Her aesthetic concept of juxtaposed differences is reaffirmed in the titling of her “THEY Shanshui” series. “THEY” is inspired by the creature Lei (類) from the Classic of Mountains and Seas. Part human, part cat, Lei was a hermaphroditic creature that eludes gender boundaries. The Merriam-Webster Dictionary announced in 2019 that “they” can be used as a singular or plural pronoun that refers to someone whose gender identity is neither entirely male nor entirely female. To the artist, this idea echoes the decentralization, nonbinariness, and ambiguity in her work. Both Lei and They are distinguished by their inherent juxtaposed differences and evasive state of being.

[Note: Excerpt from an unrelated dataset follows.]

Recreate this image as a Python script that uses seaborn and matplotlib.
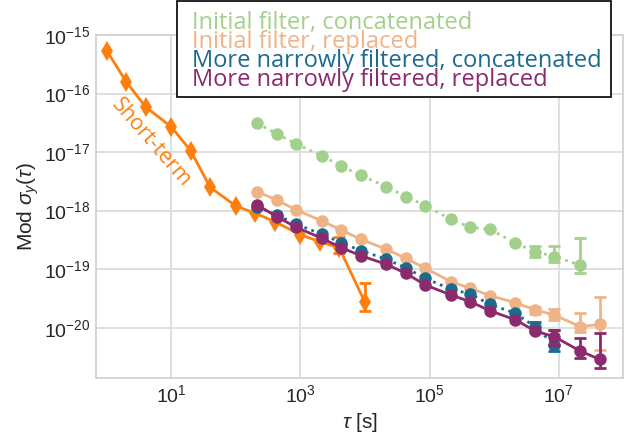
import numpy as np
import pandas as pd
import matplotlib
matplotlib.use("Agg")
import matplotlib.pyplot as plt
import matplotlib.ticker as mticker
from matplotlib.lines import Line2D
from matplotlib.patches import Rectangle
import seaborn as sns

# ---------------- data ----------------
tau_short = [1, 2, 4, 10, 20, 40, 100, 200, 400, 1000, 2000, 4000, 10000]
y_short = [5.4e-16, 1.6e-16, 5.9e-17, 2.7e-17, 1.05e-17, 2.5e-18, 1.2e-18,
           9.0e-19, 6.5e-19, 3.85e-19, 2.95e-19, 2.3e-19, 2.7e-20]
err_short_tau = [4000, 10000]
err_short_hi = [3.6e-19, 5.9e-20]
err_short_lo = [1.9e-19, 1.95e-20]

tau_long = [214, 428, 856, 2140, 4280, 8560, 21400, 42800, 85600, 214000,
            428000, 856000, 2.14e6, 4.28e6, 8.56e6, 2.14e7, 4.28e7]

y_init_concat = [3.1e-17, 2.05e-17, 1.38e-17, 8.6e-18, 5.8e-18, 4.0e-18,
                 2.57e-18, 1.74e-18, 1.22e-18, 7.1e-19, 5.2e-19, 4.8e-19,
                 2.77e-19, 2.0e-19, 1.64e-19, 1.17e-19]
err_init_concat_tau = [4.28e6, 8.56e6, 2.14e7]
err_init_concat_hi = [2.5e-19, 2.5e-19, 3.4e-19]
err_init_concat_lo = [1.6e-19, 1.31e-19, 8.5e-20]

y_init_repl = [2.11e-18, 1.52e-18, 1.03e-18, 6.67e-19, 4.68e-19, 3.24e-19,
               2.19e-19, 1.53e-19, 1.04e-19, 6.1e-20, 4.72e-20, 3.53e-20,
               2.67e-20, 2.01e-20, 1.65e-20, 1.04e-20, 1.14e-20]
err_init_repl_tau = [4.28e6, 8.56e6, 2.14e7, 4.28e7]
err_init_repl_hi = [2.29e-20, 2.07e-20, 1.76e-20, 3.3e-20]
err_init_repl_lo = [1.7e-20, 1.36e-20, 8.55e-21, 4.17e-21]

y_narrow_concat = [1.16e-18, 8.4e-19, 5.9e-19, 3.95e-19, 2.84e-19, 2.07e-19,
                   1.48e-19, 1.05e-19, 6.98e-20, 4.53e-20, 3.77e-20, 2.51e-20,
                   1.76e-20, 1.04e-20, 5.06e-21]
err_narrow_concat_tau = [4.28e6, 8.56e6]
err_narrow_concat_hi = [1.26e-20, 9.1e-21]
err_narrow_concat_lo = [8.6e-21, 4.0e-21]

y_narrow_repl = [1.25e-18, 7.9e-19, 5.2e-19, 3.37e-19, 2.33e-19, 1.7e-19,
                 1.21e-19, 8.5e-20, 5.37e-20, 3.62e-20, 2.78e-20, 1.95e-20,
                 1.36e-20, 8.8e-21, 7.0e-21, 4.0e-21, 2.88e-21]
err_narrow_repl_tau = [8.56e6, 2.14e7, 4.28e7]
err_narrow_repl_hi = [9.1e-21, 6.6e-21, 8.2e-21]
err_narrow_repl_lo = [5.06e-21, 3.07e-21, 2.02e-21]

labels = ["Initial filter, concatenated", "Initial filter, replaced",
          "More narrowly filtered, concatenated", "More narrowly filtered, replaced"]
c_short = "#ff7f0e"
c_green = "#a3d18c"
c_peach = "#f0b386"
c_blue = "#1b6b8f"
c_purple = "#8b2a6d"

# ---------------- style ----------------
sns.set_theme(style="whitegrid")
plt.rcParams["font.family"] = ["Liberation Sans", "DejaVu Sans"]
plt.rcParams["mathtext.fontset"] = "custom"
plt.rcParams["mathtext.rm"] = "Liberation Sans"
plt.rcParams["mathtext.it"] = "Liberation Sans:italic"
plt.rcParams["mathtext.bf"] = "Liberation Sans:bold"
plt.rcParams["axes.edgecolor"] = "#d0d0d0"
plt.rcParams["grid.color"] = "#dcdcdc"
plt.rcParams["grid.linewidth"] = 1.3

W, H = 633, 438
fig = plt.figure(figsize=(W / 100, H / 100), dpi=100)
ax = fig.add_axes([96 / W, 1 - 378.3 / H, (623.3 - 96) / W, (378.3 - 35) / H])


def draw(tau, y, color, ls, marker, ms, etau, ehi, elo, z):
    df = pd.DataFrame({"tau": tau[:len(y)], "y": y})
    sns.lineplot(data=df, x="tau", y="y", color=color, linestyle=ls, linewidth=2,
                 marker=marker, markersize=ms, markeredgewidth=0, ax=ax,
                 errorbar=None, zorder=z)
    ydf = dict(zip(df["tau"], df["y"]))
    yc = np.array([ydf[t] for t in etau])
    lower = yc - np.array(elo)
    upper = np.array(ehi) - yc
    ax.errorbar(etau, yc, yerr=[lower, upper], fmt="none", ecolor=color,
                elinewidth=2, capsize=4.5, capthick=2, zorder=z)


draw(tau_short, y_short, c_short, "-", "d", 10.5, err_short_tau, err_short_hi, err_short_lo, 3)
draw(tau_long, y_init_concat, c_green, ":", "o", 9, err_init_concat_tau,
     err_init_concat_hi, err_init_concat_lo, 4)
draw(tau_long, y_init_repl, c_peach, "-", "o", 9, err_init_repl_tau,
     err_init_repl_hi, err_init_repl_lo, 5)
draw(tau_long, y_narrow_concat, c_blue, ":", "o", 9, err_narrow_concat_tau,
     err_narrow_concat_hi, err_narrow_concat_lo, 6)
draw(tau_long, y_narrow_repl, c_purple, "-", "o", 9, err_narrow_repl_tau,
     err_narrow_repl_hi, err_narrow_repl_lo, 7)

ax.set_xscale("log")
ax.set_yscale("log")
ax.set_xlim(10 ** -0.166, 1e8)
ax.set_ylim(10 ** -20.865, 1e-15)
ax.xaxis.set_major_locator(mticker.FixedLocator([1e1, 1e3, 1e5, 1e7]))
ax.yaxis.set_major_locator(mticker.LogLocator(base=10, numticks=20))
ax.xaxis.set_minor_locator(mticker.NullLocator())
ax.yaxis.set_minor_locator(mticker.NullLocator())
ax.xaxis.set_major_formatter(mticker.LogFormatterSciNotation())
ax.yaxis.set_major_formatter(mticker.LogFormatterSciNotation())
ax.tick_params(axis="both", labelsize=14, pad=4, length=0)
ax.set_xlabel(r"$\tau$ [s]", fontsize=15, labelpad=4)
ax.set_ylabel(r"Mod $\sigma_y(\tau)$", fontsize=15, labelpad=2)

ax.text(4.9, 1.45e-17, "Short-term", color=c_short, fontsize=15.5,
        family=["Open Sans", "DejaVu Sans"], rotation=-49,
        ha="center", va="center", rotation_mode="anchor", zorder=8)

# legend: text-only entries inside a black box
handles = [Line2D([], [], linestyle="none") for _ in labels]
leg = fig.legend(handles, labels, loc="upper left",
                 bbox_to_anchor=(191.7 / W, 1 - 11.0 / H),
                 borderaxespad=0, borderpad=0, labelspacing=-0.21,
                 handlelength=0, handletextpad=0, frameon=False,
                 prop={"family": ["Open Sans", "DejaVu Sans"], "size": 17},
                 labelcolor=[c_green, c_peach, c_blue, c_purple])
leg.set_zorder(20)
fig.patches.append(Rectangle((177.3 / W, 1 - 97.3 / H), (610.7 - 177.3) / W,
                             (97.3 - 0.7) / H, transform=fig.transFigure,
                             facecolor="white", edgecolor="black",
                             linewidth=1.2, zorder=19))

fig.savefig("out.png", dpi=100)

Through her investigation of cun, the artist subverts the ages-long tradition of ink by reconstructing form and meaning in the Manual of Yuan’s Texturizing Strokes and “THEY Shanshui” series, where juxtaposed differences emerge as her aesthetic concept, collages of blocks as her painting style. Unhindered, she moves between emotion and materiality, tradition and contemporaneity. While the exhibition delves into hidden emotion in texture, it reveals in the form and meaning of cun blocks the artist’s subjectivity, not in physical manifestation, but in spirit and interiority hidden in plain sight.
About Yuan Hui-Li
Born in 1963 in Taipei, Taiwan, Yuan Hui-Li is also known as Yuan Shu. She received a bachelor’s degree from the first Chinese ink painting program of the National Institute of the Arts (now TNUA) in 1987, a master’s degree in ink painting from the Taipei National University of the Arts in 2005, and a doctoral degree in art creation and theory from the Tainan National University of the Arts in 2016. She is currently an adjunct assistant professor at the Center for General Education of the National Tsing Hua University. Her work is housed in the collections of several international institutions, including the UBS (Union Bank of Switzerland), London, UK; National Taiwan Museum of Fine Arts, Taichung, Taiwan; Art Bank Taiwan, Taichung, Taiwan; Kaohsiung Museum of Fine Arts, Kaohsiung, Taiwan; Kuandu Museum of Fine Arts, Taipei, Taiwan; Juming Museum, New Taipei City, Taiwan; and Han House Museum, Hangzhou, China. Notable exhibitions include Force Field and Variations: The Cross-Culturally of Ink Painting, Remarkable Cultivation Art Gallery, Tainan, Taiwan (2017); Reading the Landscape: Stories From Artists, Kaohsiung Museum of Fine Arts, Kaohsiung, Taiwan (2016); A Place of One’s Own: Juming Museum Collection, Juming Museum, New Taipei City, Taiwan (2016); Reshaping Tradition, China Central Academy of Fine Arts, Beijing, China (2015); Collection and Dialogue — Taiwan’s Contemporary Ink Painting, Kaohsiung Museum of Fine Arts, Kaohsiung, Taiwan (2014); The New Space: 2009 Exhibition of Contemporary Cross-Strait Ink Paintings, National Taiwan Museum of Fine Arts, Taichung, Taiwan (2009); Form, Idea, Essence, Rhythm: Contemporary East Asian Ink Painting, Taipei Fine Arts Museum, Taipei, Taiwan (2008); and Innovational and Experimental Chinese Ink Painting, Taipei Fine Arts Museum, Taipei, Taiwan (1992).